Even though the government has increased the agricultural credit from public-sector banks significantly since the late 1990s, it has mostly benefited agribusiness, not the poor farmers who continue to commit suicide after failing to pay back loans as meager as Rs 50,000 (US$ 728), borrowed from private money lenders.

For example, when the National Bank for Agriculture and Rural Development (Nabard) allocated credit flow in Maharashtra in 2017, India’s financial capital Mumbai and its suburbs got 50 percent of it, while Vidarbha and Marathwada, in news for farmers’ penury, received less than 16 percent of it.

Kohar pointed to the government’s Rs 8,500 crore bailout package to the sugar industry in western Uttar Pradesh. He said that the sugar mills benefitted from the funds’ grant, but the farmers, who are fighting for the payment of their produce, were left empty-handed. From the late 1990s, public sector banks have discouraged loans to small farmers, forcing them to borrow from village-based lenders who charge interests up to 60 percent per annum.

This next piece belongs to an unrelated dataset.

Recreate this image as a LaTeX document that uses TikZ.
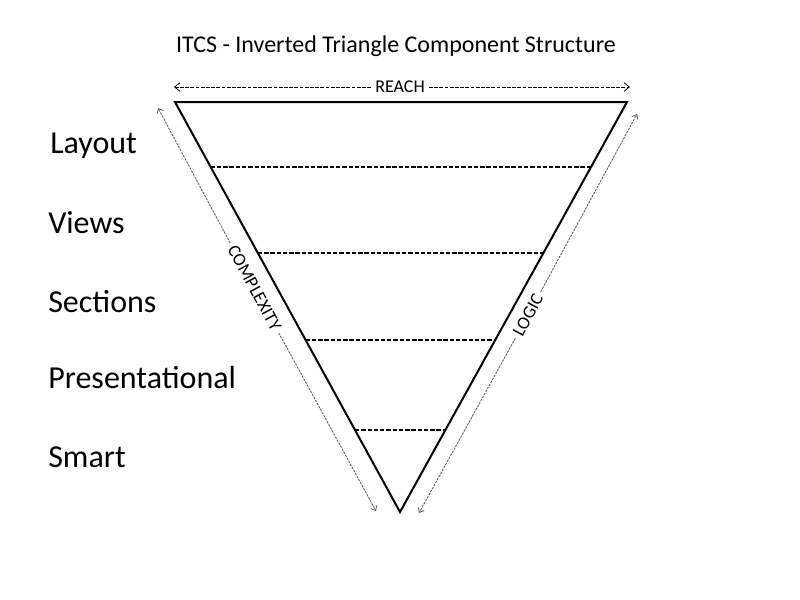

Currently, the situation is grim, with a rising trend of suicides among farmers. The Centre is yet to make public the number of farmer suicides that took place in 2016 and 2017. In 2015, according to the National Crime Records Bureau data, 8,007 farmers and 4,595 agricultural laborers committed suicide. A provisional report tabled by the Home Ministry in 2016, said 6,351 farmers and 5,019 agricultural labourers ended their lives that year.